1 août 2010

The Days of Awe

Par Jean-Philippe Gravel
Présentation de l'œuvre
Ressource bibliographique: 

Roman écrit sous le signe de la crainte de la mort, de la maladie et du vieillissement, mais aussi sur la persistance de la vie, son lot d’épreuves et d’incertitudes, The Days of Awe est un roman dont la tonalité crépusculaire sied bien à l’âge avancé de son couple central, et de l’événement qui vient bouleverser leur vie. À la fin de l’été 2001, dans l’Upper West Side, Artie Rubin, 67 ans, planche sur un nouvel ouvrage illustré inspiré par la mythologie nordique tandis que sa femme, Johanna, s’occupe des portefeuilles boursiers de sa clientèle. Pendant que la mort et la maladie disséminent leur entourage, Artie, pourtant juif séculier, participe aux rituels des « jours redoutables » de la liturgie juive, période au cours de laquelle, entre Rosh Hashanah et Yom Kippour, il est rapporté que Dieu détermine lesquels de ses sujets mourront au cours de l’année nouvelle. Persuadé qu’il mourra à 73 ans comme son père, Artie se soucie surtout des ennuis de santé de Johanna, qui se révèle atteinte d’une forme d’hypertension grave. Le couple se réjouit pourtant d’apprendre que sa fille attend un garçon, bien que l’annonce soulève des questions délicates, le père du futur enfant refusant de faire circoncire le bébé. Entre temps, les amis de leur fille traversent aussi leurs épreuves : Sut, un informaticien travaillant dans une entreprise sise au 102e étage de la tour nord du World Trade Center, ne se remet pas d’avoir vu Guy, son supérieur, lui ravir la femme qu’il aimait; un ami des Rubin, Adam, en rémission d’un cancer, admet difficilement l’homosexualité de son fils. Arrivent les événements du 11 septembre, qui happent ces drames intimes dans le canevas de la grande Histoire, procédant à la sélection arbitraire des vivants et des morts. Faut-il céder à la peur, à la colère? Faut-il renier sa foi, ou retourner à celle de ses ancêtres? C’est ce dernier parti qu’adopte Artie, préoccupé par la santé de plus en plus fragile de sa femme, mais les voies (et l’ironie) divines restent insondables, jusqu’à la fin.

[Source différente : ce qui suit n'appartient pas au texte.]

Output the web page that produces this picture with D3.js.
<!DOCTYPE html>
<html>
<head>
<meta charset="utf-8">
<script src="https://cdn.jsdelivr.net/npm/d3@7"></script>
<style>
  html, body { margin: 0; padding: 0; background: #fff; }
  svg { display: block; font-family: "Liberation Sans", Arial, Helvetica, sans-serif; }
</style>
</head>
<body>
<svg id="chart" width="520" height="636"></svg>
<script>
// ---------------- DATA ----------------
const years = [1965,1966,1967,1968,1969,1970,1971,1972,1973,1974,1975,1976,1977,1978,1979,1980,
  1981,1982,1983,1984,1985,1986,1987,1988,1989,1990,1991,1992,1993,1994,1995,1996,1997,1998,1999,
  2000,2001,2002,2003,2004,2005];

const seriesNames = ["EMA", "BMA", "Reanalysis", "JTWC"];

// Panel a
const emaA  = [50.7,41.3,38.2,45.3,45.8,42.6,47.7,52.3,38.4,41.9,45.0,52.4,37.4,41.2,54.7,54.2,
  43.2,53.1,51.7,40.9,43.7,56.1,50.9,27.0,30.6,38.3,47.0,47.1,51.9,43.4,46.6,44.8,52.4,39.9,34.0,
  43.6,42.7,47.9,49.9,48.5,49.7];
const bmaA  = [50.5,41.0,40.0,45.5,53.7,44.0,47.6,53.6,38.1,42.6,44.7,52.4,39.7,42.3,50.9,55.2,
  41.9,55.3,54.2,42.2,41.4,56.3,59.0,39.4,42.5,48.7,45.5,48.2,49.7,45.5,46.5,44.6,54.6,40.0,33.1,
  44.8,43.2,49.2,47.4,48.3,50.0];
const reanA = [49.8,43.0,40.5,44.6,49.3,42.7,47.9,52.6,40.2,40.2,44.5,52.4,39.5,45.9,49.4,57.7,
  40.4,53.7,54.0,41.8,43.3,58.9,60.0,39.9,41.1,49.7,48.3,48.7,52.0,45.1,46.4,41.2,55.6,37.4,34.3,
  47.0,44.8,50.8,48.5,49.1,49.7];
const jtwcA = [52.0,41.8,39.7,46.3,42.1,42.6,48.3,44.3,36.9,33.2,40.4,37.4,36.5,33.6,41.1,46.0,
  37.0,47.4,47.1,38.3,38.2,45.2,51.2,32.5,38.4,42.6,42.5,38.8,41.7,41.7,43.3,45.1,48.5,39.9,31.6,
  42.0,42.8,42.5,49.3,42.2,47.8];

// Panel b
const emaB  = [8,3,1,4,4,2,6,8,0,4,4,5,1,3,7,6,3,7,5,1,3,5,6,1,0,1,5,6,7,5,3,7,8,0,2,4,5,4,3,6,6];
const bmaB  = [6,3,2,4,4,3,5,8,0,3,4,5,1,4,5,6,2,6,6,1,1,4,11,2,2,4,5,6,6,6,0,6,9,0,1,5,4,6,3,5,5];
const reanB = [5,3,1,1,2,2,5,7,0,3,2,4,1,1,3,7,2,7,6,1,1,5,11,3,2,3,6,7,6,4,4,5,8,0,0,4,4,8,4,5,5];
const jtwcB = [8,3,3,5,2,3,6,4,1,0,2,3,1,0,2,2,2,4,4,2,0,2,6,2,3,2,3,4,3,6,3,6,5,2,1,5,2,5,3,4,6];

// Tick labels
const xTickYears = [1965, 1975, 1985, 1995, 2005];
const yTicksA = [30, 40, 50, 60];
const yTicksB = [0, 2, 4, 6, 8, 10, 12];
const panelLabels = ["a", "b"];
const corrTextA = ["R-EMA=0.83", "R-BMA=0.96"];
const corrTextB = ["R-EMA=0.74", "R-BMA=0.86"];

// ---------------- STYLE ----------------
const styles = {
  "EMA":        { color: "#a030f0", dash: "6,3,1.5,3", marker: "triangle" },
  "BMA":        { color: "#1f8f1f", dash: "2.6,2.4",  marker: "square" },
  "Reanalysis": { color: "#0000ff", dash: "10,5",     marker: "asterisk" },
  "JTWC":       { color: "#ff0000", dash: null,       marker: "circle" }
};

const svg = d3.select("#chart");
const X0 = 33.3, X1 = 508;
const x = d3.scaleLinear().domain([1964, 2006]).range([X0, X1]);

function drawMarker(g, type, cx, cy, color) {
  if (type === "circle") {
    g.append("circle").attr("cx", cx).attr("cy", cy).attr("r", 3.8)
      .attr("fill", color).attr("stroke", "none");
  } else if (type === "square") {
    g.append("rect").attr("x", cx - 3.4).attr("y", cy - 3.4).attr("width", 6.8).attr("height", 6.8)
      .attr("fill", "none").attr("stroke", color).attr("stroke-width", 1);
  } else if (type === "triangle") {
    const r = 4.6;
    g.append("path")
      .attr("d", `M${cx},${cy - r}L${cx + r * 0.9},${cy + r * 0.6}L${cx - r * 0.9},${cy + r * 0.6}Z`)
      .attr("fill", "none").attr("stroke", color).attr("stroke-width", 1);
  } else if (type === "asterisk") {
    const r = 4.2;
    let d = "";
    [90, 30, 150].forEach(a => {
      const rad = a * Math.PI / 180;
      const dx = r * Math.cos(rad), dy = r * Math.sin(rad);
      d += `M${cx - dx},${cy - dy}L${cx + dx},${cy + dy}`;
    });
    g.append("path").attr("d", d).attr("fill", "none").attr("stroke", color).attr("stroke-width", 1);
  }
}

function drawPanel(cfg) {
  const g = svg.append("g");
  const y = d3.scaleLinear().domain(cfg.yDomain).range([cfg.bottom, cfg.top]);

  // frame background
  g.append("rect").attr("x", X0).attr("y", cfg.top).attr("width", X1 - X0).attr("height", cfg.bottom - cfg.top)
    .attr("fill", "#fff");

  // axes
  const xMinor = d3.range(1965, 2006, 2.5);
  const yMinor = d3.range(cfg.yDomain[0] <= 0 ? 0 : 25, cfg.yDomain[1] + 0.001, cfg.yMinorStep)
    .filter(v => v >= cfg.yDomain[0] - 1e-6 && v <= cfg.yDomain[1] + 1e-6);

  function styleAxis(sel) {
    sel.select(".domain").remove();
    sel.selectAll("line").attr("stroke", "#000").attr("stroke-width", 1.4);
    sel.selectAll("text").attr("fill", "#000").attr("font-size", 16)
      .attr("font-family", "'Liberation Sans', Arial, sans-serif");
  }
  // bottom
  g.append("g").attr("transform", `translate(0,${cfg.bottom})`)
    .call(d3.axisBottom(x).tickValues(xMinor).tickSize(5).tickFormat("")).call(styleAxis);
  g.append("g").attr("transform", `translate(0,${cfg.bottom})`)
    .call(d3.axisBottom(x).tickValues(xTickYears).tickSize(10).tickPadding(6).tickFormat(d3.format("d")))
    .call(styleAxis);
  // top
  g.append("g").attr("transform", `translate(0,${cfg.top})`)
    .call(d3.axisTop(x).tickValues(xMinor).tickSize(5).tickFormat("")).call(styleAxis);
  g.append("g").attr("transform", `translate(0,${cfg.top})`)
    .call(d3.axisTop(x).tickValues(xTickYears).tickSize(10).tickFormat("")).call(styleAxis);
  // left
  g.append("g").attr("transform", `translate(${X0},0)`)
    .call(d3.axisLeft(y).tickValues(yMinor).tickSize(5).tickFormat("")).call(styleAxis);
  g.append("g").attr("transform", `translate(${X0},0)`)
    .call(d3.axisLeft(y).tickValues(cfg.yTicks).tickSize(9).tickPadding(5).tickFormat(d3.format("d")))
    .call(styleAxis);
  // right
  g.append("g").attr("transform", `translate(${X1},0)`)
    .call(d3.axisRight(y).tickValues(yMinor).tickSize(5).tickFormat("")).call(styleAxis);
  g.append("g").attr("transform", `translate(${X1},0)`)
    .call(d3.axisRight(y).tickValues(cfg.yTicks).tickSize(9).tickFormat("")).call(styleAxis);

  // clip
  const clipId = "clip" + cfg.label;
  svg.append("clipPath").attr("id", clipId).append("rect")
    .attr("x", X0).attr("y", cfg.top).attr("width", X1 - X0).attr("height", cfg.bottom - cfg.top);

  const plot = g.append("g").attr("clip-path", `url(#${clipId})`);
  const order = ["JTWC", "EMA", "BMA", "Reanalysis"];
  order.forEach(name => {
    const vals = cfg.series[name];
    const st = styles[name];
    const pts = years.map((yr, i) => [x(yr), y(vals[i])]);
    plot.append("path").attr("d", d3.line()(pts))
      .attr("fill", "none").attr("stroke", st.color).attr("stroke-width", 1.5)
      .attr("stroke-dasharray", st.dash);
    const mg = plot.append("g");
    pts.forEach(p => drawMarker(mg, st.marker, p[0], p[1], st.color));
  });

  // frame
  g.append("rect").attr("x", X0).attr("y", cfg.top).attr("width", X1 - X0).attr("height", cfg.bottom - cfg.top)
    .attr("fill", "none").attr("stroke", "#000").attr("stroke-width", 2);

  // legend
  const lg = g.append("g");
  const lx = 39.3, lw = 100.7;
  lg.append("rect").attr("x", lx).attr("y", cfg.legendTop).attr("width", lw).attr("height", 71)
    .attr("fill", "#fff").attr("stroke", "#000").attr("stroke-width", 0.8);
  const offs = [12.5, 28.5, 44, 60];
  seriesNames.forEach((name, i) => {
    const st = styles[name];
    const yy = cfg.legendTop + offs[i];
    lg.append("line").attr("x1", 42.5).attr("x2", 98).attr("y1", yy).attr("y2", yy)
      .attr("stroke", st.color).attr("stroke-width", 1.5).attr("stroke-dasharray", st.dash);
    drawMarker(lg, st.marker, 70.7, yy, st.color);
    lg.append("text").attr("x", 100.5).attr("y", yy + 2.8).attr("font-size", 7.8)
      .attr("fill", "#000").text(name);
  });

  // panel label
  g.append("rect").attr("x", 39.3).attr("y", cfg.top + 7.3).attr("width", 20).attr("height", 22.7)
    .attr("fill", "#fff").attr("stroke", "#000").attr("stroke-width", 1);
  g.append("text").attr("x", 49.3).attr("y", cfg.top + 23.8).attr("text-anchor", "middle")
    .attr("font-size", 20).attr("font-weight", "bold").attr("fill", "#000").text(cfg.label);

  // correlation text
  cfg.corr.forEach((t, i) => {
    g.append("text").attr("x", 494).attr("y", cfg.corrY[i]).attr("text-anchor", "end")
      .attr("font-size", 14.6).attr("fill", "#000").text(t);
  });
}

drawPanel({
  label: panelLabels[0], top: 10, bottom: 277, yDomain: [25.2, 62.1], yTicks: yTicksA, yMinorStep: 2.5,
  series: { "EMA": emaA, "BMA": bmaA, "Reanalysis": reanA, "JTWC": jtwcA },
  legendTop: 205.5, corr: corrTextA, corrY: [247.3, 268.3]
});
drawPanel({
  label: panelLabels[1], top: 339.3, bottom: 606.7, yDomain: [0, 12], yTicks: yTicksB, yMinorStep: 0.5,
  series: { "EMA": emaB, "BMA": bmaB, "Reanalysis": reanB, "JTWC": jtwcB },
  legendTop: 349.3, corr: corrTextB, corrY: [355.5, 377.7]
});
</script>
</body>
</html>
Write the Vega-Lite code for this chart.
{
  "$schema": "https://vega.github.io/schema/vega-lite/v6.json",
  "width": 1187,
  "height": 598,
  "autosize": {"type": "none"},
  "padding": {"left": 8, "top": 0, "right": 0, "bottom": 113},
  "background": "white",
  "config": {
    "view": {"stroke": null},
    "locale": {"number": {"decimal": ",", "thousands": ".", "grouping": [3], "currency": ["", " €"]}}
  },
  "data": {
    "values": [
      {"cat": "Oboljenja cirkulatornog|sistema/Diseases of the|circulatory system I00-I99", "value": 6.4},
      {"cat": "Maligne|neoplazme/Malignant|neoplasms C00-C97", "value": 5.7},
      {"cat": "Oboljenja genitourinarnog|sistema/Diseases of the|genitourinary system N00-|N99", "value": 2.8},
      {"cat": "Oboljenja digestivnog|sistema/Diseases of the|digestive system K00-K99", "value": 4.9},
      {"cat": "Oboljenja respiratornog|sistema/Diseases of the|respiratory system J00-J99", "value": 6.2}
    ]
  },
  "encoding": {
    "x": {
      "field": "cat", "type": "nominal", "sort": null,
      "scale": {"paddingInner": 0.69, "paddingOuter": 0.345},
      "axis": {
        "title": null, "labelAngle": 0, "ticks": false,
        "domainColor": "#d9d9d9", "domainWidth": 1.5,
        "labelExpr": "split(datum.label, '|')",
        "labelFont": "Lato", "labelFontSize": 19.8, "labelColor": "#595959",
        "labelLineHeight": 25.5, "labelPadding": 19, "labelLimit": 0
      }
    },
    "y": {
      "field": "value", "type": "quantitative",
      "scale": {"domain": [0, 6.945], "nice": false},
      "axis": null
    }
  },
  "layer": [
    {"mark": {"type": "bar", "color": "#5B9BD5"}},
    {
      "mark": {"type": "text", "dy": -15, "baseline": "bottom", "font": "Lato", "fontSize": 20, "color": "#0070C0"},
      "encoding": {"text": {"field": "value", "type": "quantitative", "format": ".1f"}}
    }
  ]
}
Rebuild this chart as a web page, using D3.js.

Précision sur la forme adoptée ou le genre: 

Roman

Précision sur les modalités énonciatives de l'œuvre: 

Le roman est polyphonique et surprend beaucoup par sa plasticité discursive et focale. Le cadre narratif premier est celui d’un récit non-focalisé qui aménage de nombreux passages en focalisation interne de diverses sources. Aussi les passages en discours immédiat sont nombreux (fragments de monologues intérieurs, dialogues rapportés en discours direct). Les vraies et fausses citations sont également fréquentes (voir 3c). Enfin, le statut même du narrateur n’est pas entièrement stable, puisque le roman comporte ce qui semble de discrètes interventions d’auteur, métalepses où le « I » de ce qui semble un narrateur homodiégétique intervient à deux reprises, toujours pour méditer sur l’isolement d’un personnage secondaire. Cela semble un signe discret de solidarité du narrateur pour Ella, la femme de ménage noire qui œuvre au domicile d’Artie et Johanna (voir page 40 et 72), et que ceux-ci projettent de congédier. Ce traitement particulier laisse entendre qu’un autre personnage secondaire, Betty Cook (qui est la fille d’Ella), est peut-être l’émettrice intra-diégétique du roman en entier. (cf. p. 142.)

Par ailleurs, si la chronologie des événements semble assurée par la datation des entrées du journal d’Artie Rubin, celle-ci s’avère comporter des erreurs. Vu la séquence des événements, il n’y a pas de doute que les entrées marquées de « Sept. 3, 2002, mon. 1 p.m. » (p. 121), « September 7, 2002. Fri. 2 p.m. » (p.135) et Sept. 8, 2003. Sat. 9 a.m. » (p.140) se déroulent la même année (soit en 2001). Ces erreurs cessent d’apparaître une fois franchi le seuil symbolique de 9/11.